The rest of the cast is left to reconcile its 21st century attitudes with all those swords and leather jerkins. Chibnall has said he envisioned a show in which the guys from "Friday Night Lights" were put into the Dark Ages, which turns out to be one of those ideas that looks much better on paper than on screen. Because the guys from "Friday Night Lights" aren't just products of immunization, fluoridation, education, technology and a standard of hygiene that would have probably killed their Dark Age counterparts, they're American, which means, among many other things, they have never lived outside a democracy.

Which is not just incongruous to the meaning of the Arthurian tale, it's contradictory. Arthur and his roundtable were the first flickering of an egalitarian society. Despite the interesting twist of overt sibling rivalry, Chibnall seems to be making a blood and gore version of "The Princess Diaries.
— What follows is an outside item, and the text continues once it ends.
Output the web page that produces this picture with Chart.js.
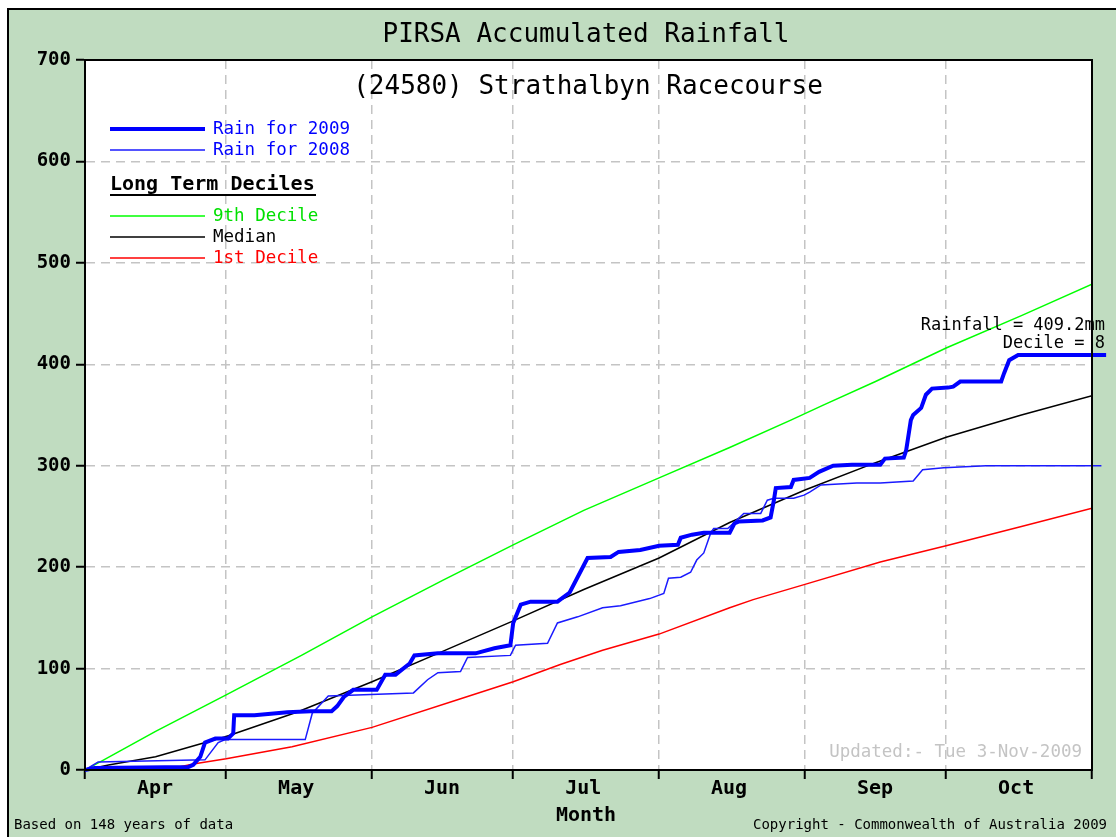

Arthur seems more interested in romance than leadership or even survival, and Guinevere acts like she walked off the set of "Gossip Girl," while Queen Igraine (Claire Forlani) claps her hands together and says "OK" before asking for the those wedding garlands to be pulled a little higher.

In the middle of it stands Merlin, looking understandably irritated. Fiennes may be able to save things in the end, but three episodes in, a wizard who looks good in bondage but can't foresee the sleeping potion in wine handed to him by a witch is just part of the problem.